掲載日 : [20-06-10] 照会数 : 24405
韓日国際結婚と姓名 選択肢は多数…家族で相談を
Q
私たち夫婦は「沢村」という名前で帰化しましたが、息子は韓国籍のままで「金」を名乗って生活しています。その息子が日本人の「山口珠美(たまみ)」さんと結婚することになりました。彼女は結婚したら「金」ではなく、できれば半年後に生れる子どもと一緒に私たちの「沢村」を名乗りたいと言っています。息子としては妻子とも「金」を名乗ってもらえたらとの思いが強いようです。息子夫婦にアドバイスできますか?
A
◆日本の役所の場合
韓日国際結婚における夫婦とその子どもの姓名はどうなるのか、婚姻届や出生届をするときになって、どうしたらいいのという相談が増えています。
日本の市区町村役場に婚姻届をして出生届をした場合について説明します。
この場合、夫「金」と妻「山口」の別姓のまま、生まれた子どもは妻「山口」の日本の戸籍に登録されて「山口」を名乗ることになります。ただし、結婚して6カ月以内であれば役場への届出だけで妻の「山口」を「金」に変更でき、その後に生まれる子どもも「金」を名乗ることになります。
なお、日本のパスポートに記載される子どもの「金」のローマ字表記を「KIN」ではなく「KIM」とすることもできますが、クレジットカードのローマ字表記などとあわせて同じ表記にしておくと海外で身分証明を求められたときに不便なことにならずに済みます。

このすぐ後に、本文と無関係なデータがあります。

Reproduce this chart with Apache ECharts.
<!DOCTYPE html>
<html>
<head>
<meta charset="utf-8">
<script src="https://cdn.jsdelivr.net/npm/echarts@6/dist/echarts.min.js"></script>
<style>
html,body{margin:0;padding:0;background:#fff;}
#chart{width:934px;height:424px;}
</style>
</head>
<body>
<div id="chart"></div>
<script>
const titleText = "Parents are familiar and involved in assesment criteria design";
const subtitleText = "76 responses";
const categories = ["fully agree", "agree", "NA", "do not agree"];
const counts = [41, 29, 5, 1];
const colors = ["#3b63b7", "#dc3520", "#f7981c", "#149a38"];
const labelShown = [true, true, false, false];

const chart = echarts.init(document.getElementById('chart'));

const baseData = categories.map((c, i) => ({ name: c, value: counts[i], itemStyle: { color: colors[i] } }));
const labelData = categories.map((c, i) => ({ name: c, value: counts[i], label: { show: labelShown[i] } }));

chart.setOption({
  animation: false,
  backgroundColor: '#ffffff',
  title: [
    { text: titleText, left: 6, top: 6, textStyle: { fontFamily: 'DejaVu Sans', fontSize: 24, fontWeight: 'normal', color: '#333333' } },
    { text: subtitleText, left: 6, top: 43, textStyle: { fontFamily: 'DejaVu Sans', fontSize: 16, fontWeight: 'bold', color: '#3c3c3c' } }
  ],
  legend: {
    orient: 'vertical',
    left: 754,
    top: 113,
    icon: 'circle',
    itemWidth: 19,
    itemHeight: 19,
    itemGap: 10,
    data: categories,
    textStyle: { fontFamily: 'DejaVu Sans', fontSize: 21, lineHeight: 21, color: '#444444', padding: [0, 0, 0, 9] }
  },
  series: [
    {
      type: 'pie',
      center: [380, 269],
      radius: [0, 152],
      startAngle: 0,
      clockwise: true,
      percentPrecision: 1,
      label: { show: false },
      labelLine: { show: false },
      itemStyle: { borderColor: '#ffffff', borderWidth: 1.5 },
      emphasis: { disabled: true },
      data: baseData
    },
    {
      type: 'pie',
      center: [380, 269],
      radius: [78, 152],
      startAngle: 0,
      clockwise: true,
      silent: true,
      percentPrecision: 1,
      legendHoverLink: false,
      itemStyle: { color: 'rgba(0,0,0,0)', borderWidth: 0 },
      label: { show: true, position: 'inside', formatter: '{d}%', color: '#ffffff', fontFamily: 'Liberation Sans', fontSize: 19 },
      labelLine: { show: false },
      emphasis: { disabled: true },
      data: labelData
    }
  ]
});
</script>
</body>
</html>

ご質問のように、もし、「金珠美」の語呂が良くないから妻子ともに「沢村」を名乗りたいのであれば、家庭裁判所の許可をもらって「山口」から「沢村」に姓の変更手続きをしなければなりません。「金」しか名乗っていない夫が「沢村」を市区町村役場に通称名登録すると許可が通りやすくなります。また、子どもにだけ夫と同じ「金」を名乗らせたい場合も家庭裁判所の許可による姓の変更手続きが必要です。
◆まとめ
以上をまとめると、まずは、5つのバリエーションがあります。
①夫「金」、妻「山口」、子ども「山口」
②夫「金」、妻「金」、子ども「金」
③夫「金」、妻「山口」、子ども「金」
④夫「金」(通称「沢村」)、妻「沢村」、子ども「沢村」
⑤夫「金」(通称「沢村」)、妻「沢村」、子ども「金」。
以上は夫中心に説明しましたが、逆に夫が妻の「山口」を通称名登録するという選択肢もあります。
◆韓国での場合
また、韓国(韓国領事館)で先に婚姻届や出生届をした場合、名前の問題以前に子どもに韓日二重国籍を持たせておきたいのであれば、出生日から3カ月以内に「日本国籍留保」と注記して日本の市区町村役場に出生届をしてください。
韓日国際結婚のご夫婦とそのご家族みなさんでいろいろな場合を考え、よく話し合ってみてください。